Saddam Hussein devrait donc partager la responsabilité des crimes avec beaucoup de personnes en Irak et à l'étranger tout comme le dirigeant de n'importe quel pays. Mais cela ne sera plus important après sa mort. Le dictateur a emporté beaucoup de secrets dans sa tombe. Pourtant on aurait pu tirer beaucoup de leçons historiques pendant le procès de Saddam Hussein.

A présent, Washington parle d'une nouvelle époque dans l'histoire irakienne. Les Irakiens pourront remplacer les normes établies par le tyran par des normes juridiques, selon les Américains. Serait-ce vrai?

Des organisations de défense des droits de l'homme et des juristes de renom mettent en doute la légitimité du jugement prononcé à l'encontre de Saddam Hussein.

Le procès organisé au moment où des troupes étrangères se trouvent sur le sol irakien ne peut pas être indépendant. Le procès équitable s'est transformé en règlement des comptes. Cela ne peut pas servir de base pour la construction d'une société démocratique. Qui plus est, ceux qui souhaitent réécrire l'Histoire pourront toujours présenter Saddam Hussein comme un héros.

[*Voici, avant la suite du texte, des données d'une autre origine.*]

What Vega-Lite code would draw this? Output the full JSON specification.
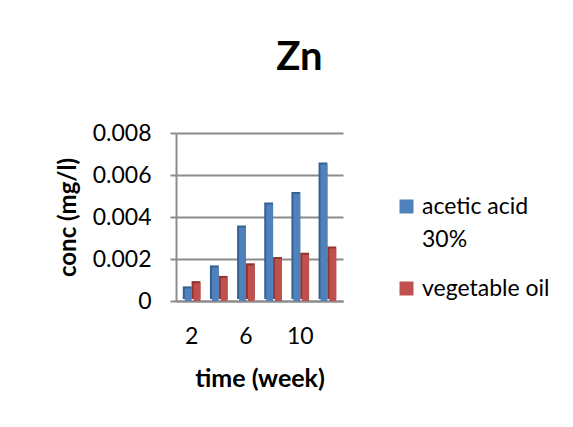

D'ailleurs, il s'est déjà qualifié de martyr avant l'exécution de la peine. Il n'est pas exclu que les Irakiens, excédés par le chaos régnant dans leur pays, se souviennent de leur ancien dictateur avec nostalgie. Ce ne serait pas un fait nouveau dans l'histoire mondiale.

(L'avis de l'auteur peut ne pas coïncider avec celui de la rédaction.)